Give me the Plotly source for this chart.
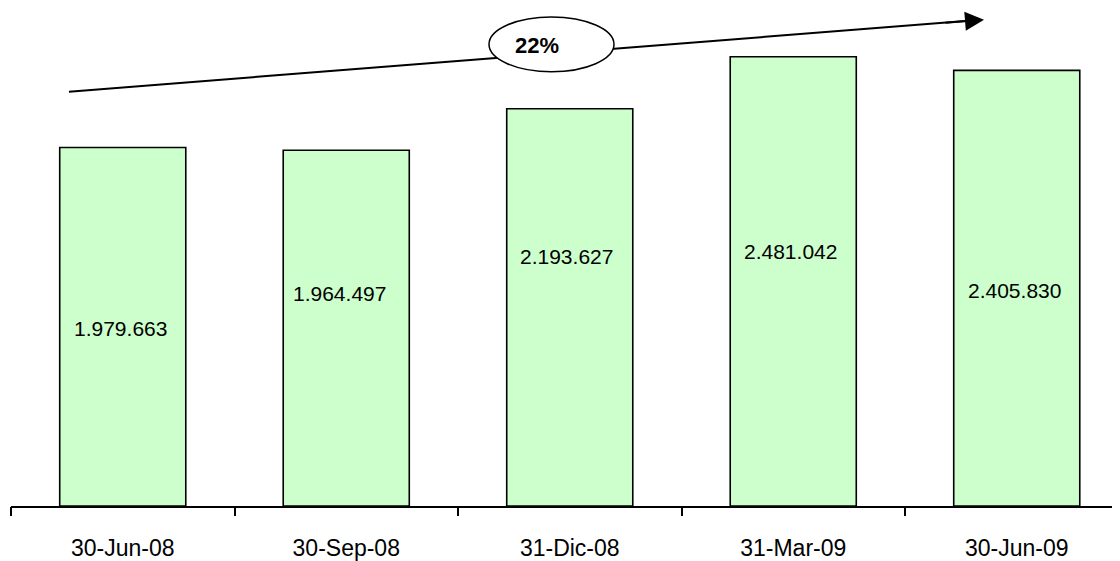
import plotly.graph_objects as go

categories = ["30-Jun-08", "30-Sep-08", "31-Dic-08", "31-Mar-09", "30-Jun-09"]
values = [1979663, 1964497, 2193627, 2481042, 2405830]
value_labels = ["1.979.663", "1.964.497", "2.193.627", "2.481.042", "2.405.830"]
growth_label = "22%"

# label placement (data units / pixel shifts)
label_y = [979000, 1171500, 1380500, 1408000, 1188000]
label_xshift = [-2, -7, -3, -3, -2]

FONT = "Liberation Sans, Arial, sans-serif"

PAGE_OFF = 8  # browser body margin
W, H = 1120 - PAGE_OFF, 561 - PAGE_OFF
AXIS_Y = 508  # page pixel of the x axis line
L, R, T = 11 - PAGE_OFF, 0, 0
B = H - (AXIS_Y - PAGE_OFF)
plot_w = W - L - R
plot_h = H - T - B
cat_px = 223.5
y_top = plot_h * 5500


def px(x):
    return (x - 11) / plot_w


def py(y):
    return (AXIS_Y - y) / plot_h


fig = go.Figure()
fig.add_trace(go.Bar(
    x=list(range(len(categories))), y=values,
    width=0.564,
    marker=dict(color="#CCFFCC", line=dict(color="black", width=1.6)),
    hoverinfo="skip",
))

for i, (lab, ly, xs) in enumerate(zip(value_labels, label_y, label_xshift)):
    fig.add_annotation(x=i, y=ly, text=lab, showarrow=False, xshift=xs,
                       xanchor="center", yanchor="middle",
                       font=dict(family=FONT, size=21, color="black"))


def line_y(x):
    return 92 - (92 - 19.3) / (989 - 69) * (x - 69)


# trend line (two segments, broken by the ellipse)
fig.add_shape(type="line", xref="paper", yref="paper",
              x0=px(69), y0=py(92), x1=px(499), y1=py(line_y(499)),
              line=dict(color="black", width=2))
fig.add_shape(type="line", xref="paper", yref="paper",
              x0=px(611), y0=py(line_y(611)), x1=px(978), y1=py(line_y(978)),
              line=dict(color="black", width=2))
# ellipse
fig.add_shape(type="circle", xref="paper", yref="paper",
              x0=px(489), x1=px(614), y0=py(72), y1=py(17),
              line=dict(color="black", width=1.5), fillcolor="white")
# arrow head
fig.add_annotation(xref="paper", yref="paper", x=px(984), y=py(line_y(984)),
                   axref="pixel", ayref="pixel", ax=-40, ay=3.2,
                   showarrow=True, arrowhead=2, arrowsize=1.9, arrowwidth=2,
                   arrowcolor="black", text="")
fig.add_annotation(xref="paper", yref="paper", x=px(536.5), y=py(46),
                   xanchor="center", yanchor="middle",
                   text="<b>" + growth_label + "</b>", showarrow=False,
                   font=dict(family=FONT, size=22, color="black"))

fig.update_layout(
    width=W, height=H,
    margin=dict(l=L, r=R, t=T, b=B, pad=0),
    paper_bgcolor="white", plot_bgcolor="white",
    showlegend=False,
    xaxis=dict(
        tickmode="array", tickvals=list(range(len(categories))), ticktext=categories,
        range=[-0.5, -0.5 + plot_w / cat_px],
        showgrid=False, zeroline=False,
        showline=True, linecolor="black", linewidth=1.5,
        ticks="",
        tickfont=dict(family=FONT, size=23, color="black"),
        ticklabelstandoff=21,
    ),
    yaxis=dict(range=[0, y_top], visible=False, fixedrange=True),
)

# boundary ticks drawn on a second axis
fig.add_trace(go.Scatter(x=[], y=[], xaxis="x2"))
fig.update_layout(xaxis2=dict(
    overlaying="x", side="bottom", anchor="y",
    range=[-0.5, -0.5 + plot_w / cat_px],
    tickmode="array", tickvals=[i - 0.5 for i in range(len(categories) + 1)],
    ticks="outside", ticklen=9, tickwidth=1.5, tickcolor="black",
    showticklabels=False, showgrid=False, zeroline=False, showline=False,
))

fig.write_html("out.html")
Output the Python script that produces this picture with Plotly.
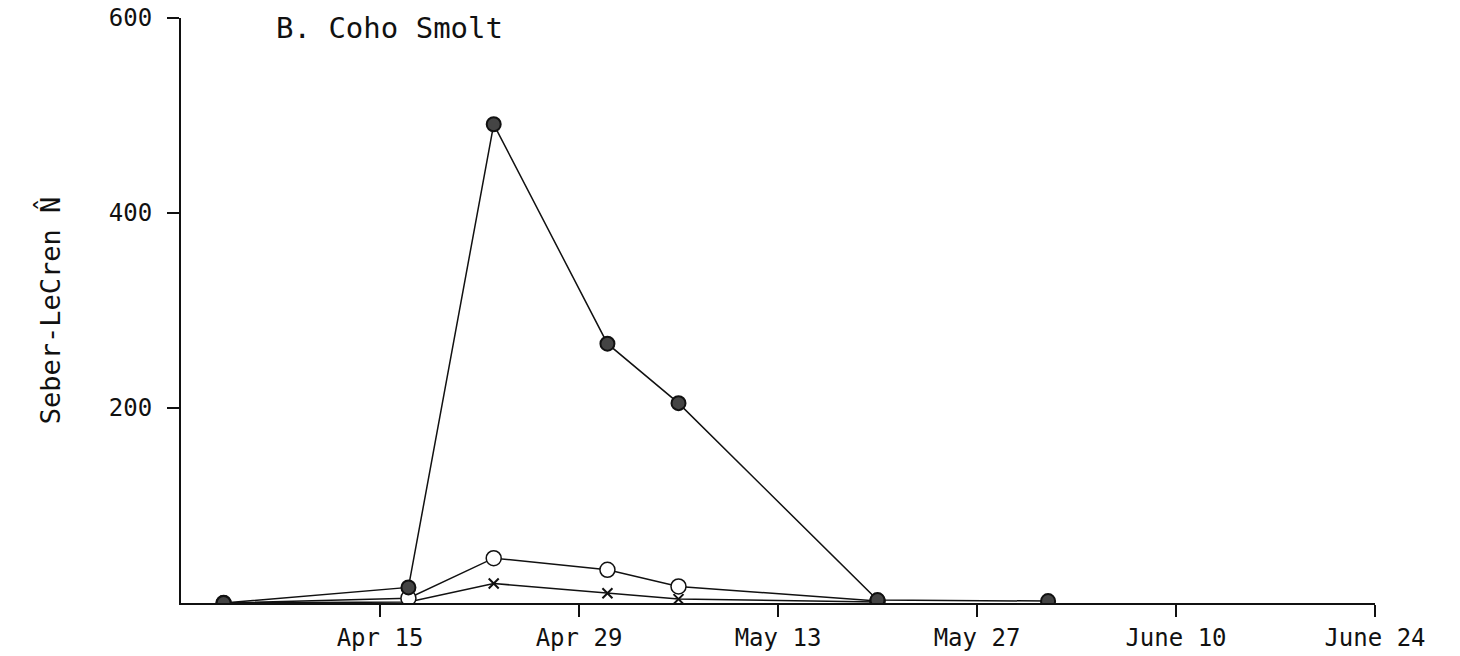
import plotly.graph_objects as go

# Sampling dates (season of 1976) and Seber-LeCren population estimates
dates_all = ["1976-04-04", "1976-04-17", "1976-04-23", "1976-05-01",
             "1976-05-06", "1976-05-20", "1976-06-01"]
n_total = [0, 16, 491, 266, 205, 3, 2]

dates_sub = ["1976-04-04", "1976-04-17", "1976-04-23", "1976-05-01",
             "1976-05-06", "1976-05-20"]
n_open = [0, 5, 46, 34, 17, 2]
n_cross = [0, 1, 20, 10, 4, 1]

tick_dates = ["1976-04-15", "1976-04-29", "1976-05-13", "1976-05-27",
              "1976-06-10", "1976-06-24"]
tick_text = ["Apr 15", "Apr 29", "May 13", "May 27", "June 10", "June 24"]
y_ticks = [200, 400, 600]

FONT = "DejaVu Sans Mono"
INK = "#111111"

fig = go.Figure()

fig.add_trace(go.Scatter(
    x=dates_sub, y=n_cross, mode="lines+markers",
    line=dict(color=INK, width=1.5),
    marker=dict(symbol="x-thin", size=10, line=dict(color=INK, width=2)),
))
fig.add_trace(go.Scatter(
    x=dates_sub, y=n_open, mode="lines+markers",
    line=dict(color=INK, width=1.5),
    marker=dict(symbol="circle", size=15, color="white",
                line=dict(color=INK, width=1.5)),
))
fig.add_trace(go.Scatter(
    x=dates_all, y=n_total, mode="lines+markers",
    line=dict(color=INK, width=1.5),
    marker=dict(symbol="circle", size=14, color="#444444",
                line=dict(color=INK, width=2)),
))

fig.add_annotation(
    text="B. Coho Smolt", xref="paper", yref="paper",
    x=(274 - 181) / 1194, y=(603 - 28) / 585, xanchor="left", yanchor="middle",
    showarrow=False, font=dict(family=FONT, size=29, color=INK),
)

fig.update_layout(
    width=1460, height=656,
    margin=dict(l=181, r=85, t=18, b=53, autoexpand=False),
    paper_bgcolor="white", plot_bgcolor="white",
    showlegend=False,
    font=dict(family=FONT, size=24, color=INK),
)

fig.update_xaxes(
    type="date", range=["1976-04-01", "1976-06-24"],
    tickvals=tick_dates, ticktext=tick_text,
    showline=True, linecolor=INK, linewidth=2,
    ticks="outside", ticklen=12, tickwidth=1.5, tickcolor=INK,
    showgrid=False, zeroline=False, ticklabelstandoff=0,
    automargin=False,
    tickfont=dict(family=FONT, size=24, color=INK),
)
fig.update_yaxes(
    range=[0, 600], tickvals=y_ticks,
    showline=True, linecolor=INK, linewidth=2,
    ticks="outside", ticklen=12, tickwidth=1.5, tickcolor=INK,
    showgrid=False, zeroline=False, ticklabelstandoff=10,
    automargin=False,
    tickfont=dict(family=FONT, size=24, color=INK),
    title=dict(text="Seber-LeCren N\u0302", standoff=40,
               font=dict(family=FONT, size=27, color=INK)),
)

fig.write_html("out.html")
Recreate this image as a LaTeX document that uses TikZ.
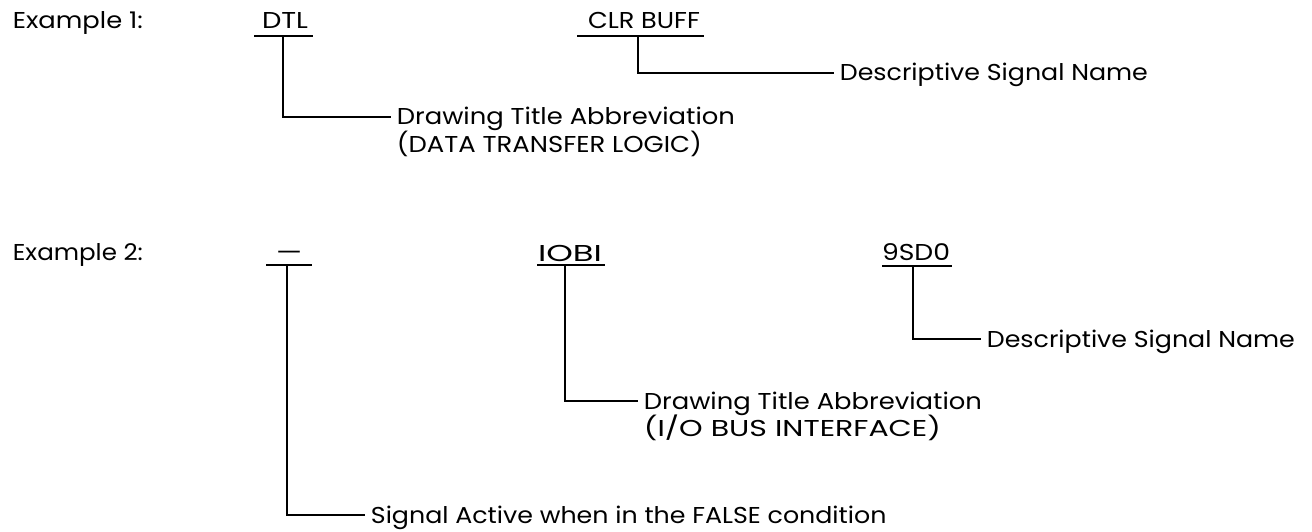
\documentclass[tikz,border=0pt]{standalone}
\usepackage{fontspec}
\setmainfont{Poppins}
\usepackage{graphicx}
\newsavebox\refbox
\newdimen\tmpdim
\newcommand\fnt{\fontsize{\fs}{\fs}\selectfont}
\newcommand\T[1]{\scalebox{\hs}[1]{#1}}
\newcommand\W[2]{\resizebox{#1pt}{\height}{#2}}
\begin{document}
\sbox\refbox{\fontsize{10}{12}\selectfont H}%
\tmpdim=\ht\refbox
\pgfmathsetmacro\fs{10*16/\the\tmpdim}%
\sbox\refbox{\fnt Descriptive Signal Name}%
\tmpdim=\wd\refbox
\pgfmathsetmacro\hs{308/\the\tmpdim}%
\begin{tikzpicture}[x=1pt,y=-1pt,line width=1.8pt]
\tikzset{
  desc/.style={inner xsep=5pt, inner ysep=0pt, anchor=west, text height=16pt, text depth=0pt, font=\fnt},
  desc2/.style={inner xsep=5pt, inner ysep=0pt, anchor=base west, font=\fnt},
  lab/.style={inner sep=0pt, anchor=base, font=\fnt},
  head/.style={inner sep=0pt, anchor=base west, font=\fnt},
  bar/.style={line width=1.8pt},
  conn/.style={line width=1.8pt}
}
\useasboundingbox (0,0) rectangle (1312,532);

% ---------- Example 1 ----------
\node[head] (ex1) at (12,29) {\W{130}{Example 1:}};

\node[lab] (dtl) at (285,29) {\W{46}{DTL}};
\draw[bar] (254,36) -- (313,36);
\coordinate (dtlj) at (283,36);
\node[desc] (d1) at (391,117) {\W{338}{Drawing Title Abbreviation}};
\node[desc2] (d1b) at ([yshift=-27pt]d1.base west) {\W{305}{(DATA TRANSFER LOGIC)}};
\draw[conn] (dtlj) |- (d1.west);

\node[lab] (clr) at (644,29) {\W{112}{CLR BUFF}};
\draw[bar] (577,36) -- (704,36);
\coordinate (clrj) at (638,36);
\node[desc] (d2) at (834,73) {\W{308}{Descriptive Signal Name}};
\draw[conn] (clrj) |- (d2.west);

% ---------- Example 2 ----------
\node[head] (ex2) at (12,260) {\W{130}{Example 2:}};

\node[lab] (neg) at (289,260) {\W{26}{—}};
\draw[bar] (266,265) -- (312,265);
\coordinate (negj) at (287,265);
\node[desc] (d5) at (365,515) {\T{Signal Active when in the FALSE condition}};
\draw[conn] (negj) |- (d5.west);

\node[lab] (iobi) at (570,261) {\W{64}{IOBI}};
\draw[bar] (537,265) -- (605,265);
\coordinate (iobij) at (565,265);
\node[desc] (d3) at (638,401) {\W{338}{Drawing Title Abbreviation}};
\node[desc2] (d3b) at ([yshift=-27pt]d3.base west) {\W{297}{(I/O BUS INTERFACE)}};
\draw[conn] (iobij) |- (d3.west);

\node[lab] (sd) at (916,260) {\W{68}{9SD0}};
\draw[bar] (882,266) -- (952,266);
\coordinate (sdj) at (913,266);
\node[desc] (d4) at (981,339) {\W{308}{Descriptive Signal Name}};
\draw[conn] (sdj) |- (d4.west);
\end{tikzpicture}
\end{document}
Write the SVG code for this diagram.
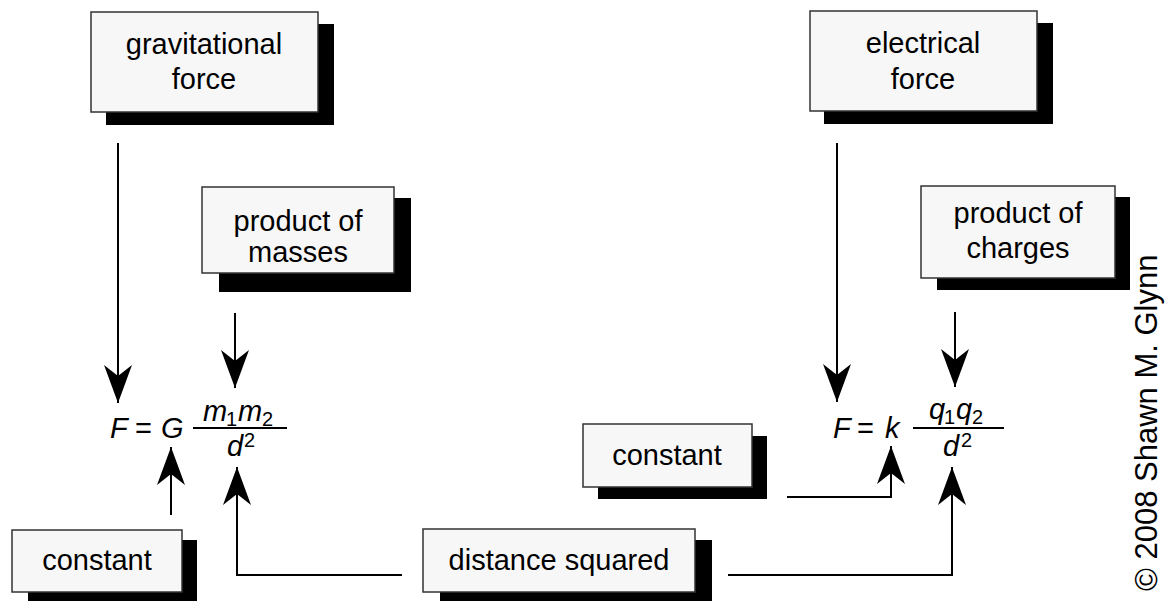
<svg xmlns="http://www.w3.org/2000/svg" width="1166" height="601" viewBox="0 0 1166 601">
<style>
.box{fill:#f7f7f7;stroke:#333;stroke-width:1.5}
.sh{fill:#000}
.lbl{font-family:"Liberation Sans",Arial,sans-serif;font-size:29px;fill:#000;text-anchor:middle}
.eq{font-family:"Liberation Sans",Arial,sans-serif;font-size:29px;fill:#000}
.it{font-style:italic}
.sub{font-size:20px}
.ln{fill:none;stroke:#000;stroke-width:2}
.cr{font-family:"Liberation Sans",Arial,sans-serif;font-size:31px;fill:#000}
</style>
<defs>
<marker id="ah" viewBox="0 0 38 30" refX="38" refY="15" markerWidth="38" markerHeight="30" markerUnits="userSpaceOnUse" orient="auto">
<path d="M38,15 L0,1 L11,15 L0,29 Z" fill="#000"/>
</marker>
</defs>
<rect width="1166" height="601" fill="#fff"/>
<g id="gravitational-force">
<rect class="sh" x="106" y="24" width="228" height="101"/>
<rect class="box" x="91" y="12" width="227" height="100"/>
<text class="lbl" x="204" y="54">gravitational</text>
<text class="lbl" x="204" y="89">force</text>
</g>
<g id="product-of-masses">
<rect class="sh" x="219" y="198" width="192" height="94"/>
<rect class="box" x="202" y="187" width="192" height="86"/>
<text class="lbl" x="298" y="231">product of</text>
<text class="lbl" x="298" y="262">masses</text>
</g>
<g id="constant-left">
<rect class="sh" x="28" y="540" width="169" height="61"/>
<rect class="box" x="12" y="530" width="170" height="62"/>
<text class="lbl" x="97" y="570">constant</text>
</g>
<g id="distance-squared">
<rect class="sh" x="440" y="540" width="272" height="61"/>
<rect class="box" x="423" y="529" width="272" height="63"/>
<text class="lbl" x="559" y="570">distance squared</text>
</g>
<g id="constant-mid">
<rect class="sh" x="598" y="436" width="169" height="63"/>
<rect class="box" x="583" y="424" width="169" height="63"/>
<text class="lbl" x="667" y="465">constant</text>
</g>
<g id="electrical-force">
<rect class="sh" x="824" y="23" width="229" height="101"/>
<rect class="box" x="810" y="11" width="227" height="100"/>
<text class="lbl" x="923" y="53">electrical</text>
<text class="lbl" x="923" y="89">force</text>
</g>
<g id="product-of-charges">
<rect class="sh" x="937" y="197" width="193" height="93"/>
<rect class="box" x="921" y="186" width="194" height="92"/>
<text class="lbl" x="1018" y="223">product of</text>
<text class="lbl" x="1018" y="258">charges</text>
</g>
<g id="formula-gravity">
<text class="eq it" x="110" y="438">F</text>
<text class="eq" x="135" y="438">=</text>
<text class="eq it" x="161" y="438">G</text>
<line class="ln" x1="193" y1="428" x2="287" y2="428"/>
<text class="eq it" x="203" y="421">m</text>
<text class="eq sub" x="226" y="426">1</text>
<text class="eq it" x="238" y="421">m</text>
<text class="eq sub" x="262" y="426">2</text>
<text class="eq it" x="227" y="456">d</text>
<text class="eq sub" x="244" y="447">2</text>
</g>
<g id="formula-electric">
<text class="eq it" x="833" y="438">F</text>
<text class="eq" x="857" y="438">=</text>
<text class="eq it" x="885" y="438">k</text>
<line class="ln" x1="913" y1="428" x2="1004" y2="428"/>
<text class="eq it" x="929" y="419">q</text>
<text class="eq sub" x="944" y="424">1</text>
<text class="eq it" x="956" y="419">q</text>
<text class="eq sub" x="972" y="424">2</text>
<text class="eq it" x="943" y="456">d</text>
<text class="eq sub" x="961" y="447">2</text>
</g>
<g id="connectors">
<path class="ln" d="M118,143 L118,403" marker-end="url(#ah)"/>
<path class="ln" d="M235,313 L235,388" marker-end="url(#ah)"/>
<path class="ln" d="M171,515 L171,447" marker-end="url(#ah)"/>
<path class="ln" d="M402,575 L237,575 L237,467" marker-end="url(#ah)"/>
<path class="ln" d="M728,575 L952,575 L952,467" marker-end="url(#ah)"/>
<path class="ln" d="M787,497 L891,497 L891,446" marker-end="url(#ah)"/>
<path class="ln" d="M837,143 L837,402" marker-end="url(#ah)"/>
<path class="ln" d="M955,312 L955,387" marker-end="url(#ah)"/>
</g>
<text class="cr" transform="translate(1157,591) rotate(-90)">© 2008 Shawn M. Glynn</text>
</svg>
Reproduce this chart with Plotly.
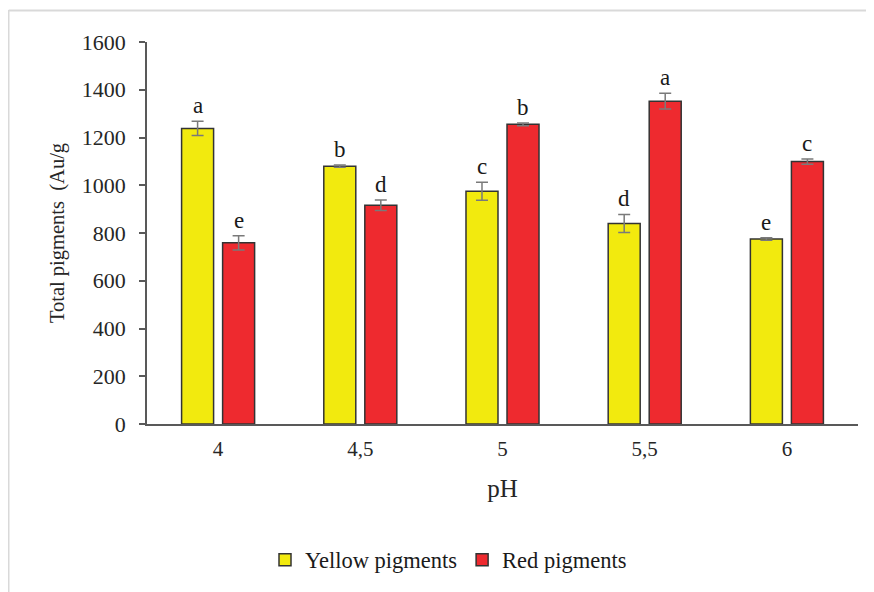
import plotly.graph_objects as go

categories = ["4", "4,5", "5", "5,5", "6"]
yellow = [1238, 1080, 975, 840, 775]
yellow_err = [30, 5, 38, 38, 5]
red = [759, 916, 1255, 1352, 1099]
red_err = [30, 22, 6, 33, 11]
yellow_letters = ["a", "b", "c", "d", "e"]
red_letters = ["e", "d", "b", "a", "c"]
y_ticks = [0, 200, 400, 600, 800, 1000, 1200, 1400, 1600]

SERIF = "Liberation Serif, Times New Roman, serif"
xs = list(range(len(categories)))
bargap = 0.423
bargroupgap = 0.22
slot = (1 - bargap) / 2
off = slot / 2

# page body has an 8px margin: convert screen pixels to figure pixels
SHIFT = 8
FW, FH = 874, 592
PL, PR, PT, PB = 147, 858, 42, 424  # plot area in screen pixels
L = PL - SHIFT
T = PT - SHIFT
R = FW - (PR - SHIFT)
B = FH - (PB - SHIFT)
W, H = PR - PL, PB - PT
px = lambda s: (s - PL) / W
py = lambda s: (PB - s) / H

fig = go.Figure()
fig.add_trace(go.Bar(
    x=xs, y=yellow, name="Yellow pigments",
    marker=dict(color="#F2EA0E", line=dict(color="#333333", width=1.5)),
    error_y=dict(type="data", array=yellow_err, color="#7a7a7a", thickness=1.5, width=6),
))
fig.add_trace(go.Bar(
    x=xs, y=red, name="Red pigments",
    marker=dict(color="#EE2A2F", line=dict(color="#333333", width=1.5)),
    error_y=dict(type="data", array=red_err, color="#7a7a7a", thickness=1.5, width=6),
))

for i in xs:
    fig.add_annotation(x=i - off, y=yellow[i] + yellow_err[i], text=yellow_letters[i],
                       showarrow=False, yanchor="bottom", yshift=1,
                       font=dict(family=SERIF, size=23, color="#1a1a1a"))
    fig.add_annotation(x=i + off, y=red[i] + red_err[i], text=red_letters[i],
                       showarrow=False, yanchor="bottom", yshift=1,
                       font=dict(family=SERIF, size=23, color="#1a1a1a"))

# outer light-gray frame lines (top and left)
fig.add_shape(type="line", xref="paper", yref="paper", x0=px(8.75), x1=px(880), y0=py(10.5), y1=py(10.5),
              line=dict(color="#d9d9d9", width=2))
fig.add_shape(type="line", xref="paper", yref="paper", x0=px(8.75), x1=px(8.75), y0=py(10), y1=py(600),
              line=dict(color="#d9d9d9", width=1.5))

fig.update_layout(
    width=FW, height=FH,
    margin=dict(l=L, r=R, t=T, b=B),
    paper_bgcolor="white", plot_bgcolor="white",
    barmode="group", bargap=bargap, bargroupgap=bargroupgap,
    font=dict(family=SERIF, color="#262626"),
    showlegend=True,
    legend=dict(orientation="h", x=px(265), xanchor="left", y=py(560), yanchor="middle",
                font=dict(family=SERIF, size=22.5, color="#1a1a1a"), itemwidth=30,
                traceorder="normal"),
    xaxis=dict(range=[-0.5, 4.5], tickvals=xs, ticktext=categories,
               showline=True, linecolor="#595959", linewidth=1.5, ticks="",
               showgrid=False, zeroline=False, ticklabelstandoff=5,
               tickfont=dict(family=SERIF, size=21, color="#262626"),
               title=dict(text="pH", font=dict(family=SERIF, size=25, color="#262626"), standoff=20)),
    yaxis=dict(range=[0, 1600], tickvals=y_ticks,
               showline=True, linecolor="#595959", linewidth=1.5, ticks="outside",
               ticklen=6, tickcolor="#595959", tickwidth=1.5,
               showgrid=False, zeroline=False, ticklabelstandoff=9,
               tickfont=dict(family=SERIF, size=22, color="#262626"),
               title=dict(text="Total pigments  (Au/g", font=dict(family=SERIF, size=20.5, color="#262626"),
                          standoff=12)),
)

fig.write_html("out.html")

EXERCISE DIRECTIONS
Please give again the entries word for word, starting at the first line and ending with the line that contains "return 92 - (92"; include both of those lines but none of the pictures.

PROBLEM SOLUTION
Give me the Plotly source for this chart.
import plotly.graph_objects as go

categories = ["30-Jun-08", "30-Sep-08", "31-Dic-08", "31-Mar-09", "30-Jun-09"]
values = [1979663, 1964497, 2193627, 2481042, 2405830]
value_labels = ["1.979.663", "1.964.497", "2.193.627", "2.481.042", "2.405.830"]
growth_label = "22%"

# label placement (data units / pixel shifts)
label_y = [979000, 1171500, 1380500, 1408000, 1188000]
label_xshift = [-2, -7, -3, -3, -2]

FONT = "Liberation Sans, Arial, sans-serif"

PAGE_OFF = 8  # browser body margin
W, H = 1120 - PAGE_OFF, 561 - PAGE_OFF
AXIS_Y = 508  # page pixel of the x axis line
L, R, T = 11 - PAGE_OFF, 0, 0
B = H - (AXIS_Y - PAGE_OFF)
plot_w = W - L - R
plot_h = H - T - B
cat_px = 223.5
y_top = plot_h * 5500


def px(x):
    return (x - 11) / plot_w


def py(y):
    return (AXIS_Y - y) / plot_h


fig = go.Figure()
fig.add_trace(go.Bar(
    x=list(range(len(categories))), y=values,
    width=0.564,
    marker=dict(color="#CCFFCC", line=dict(color="black", width=1.6)),
    hoverinfo="skip",
))

for i, (lab, ly, xs) in enumerate(zip(value_labels, label_y, label_xshift)):
    fig.add_annotation(x=i, y=ly, text=lab, showarrow=False, xshift=xs,
                       xanchor="center", yanchor="middle",
                       font=dict(family=FONT, size=21, color="black"))


def line_y(x):
    return 92 - (92 - 19.3) / (989 - 69) * (x - 69)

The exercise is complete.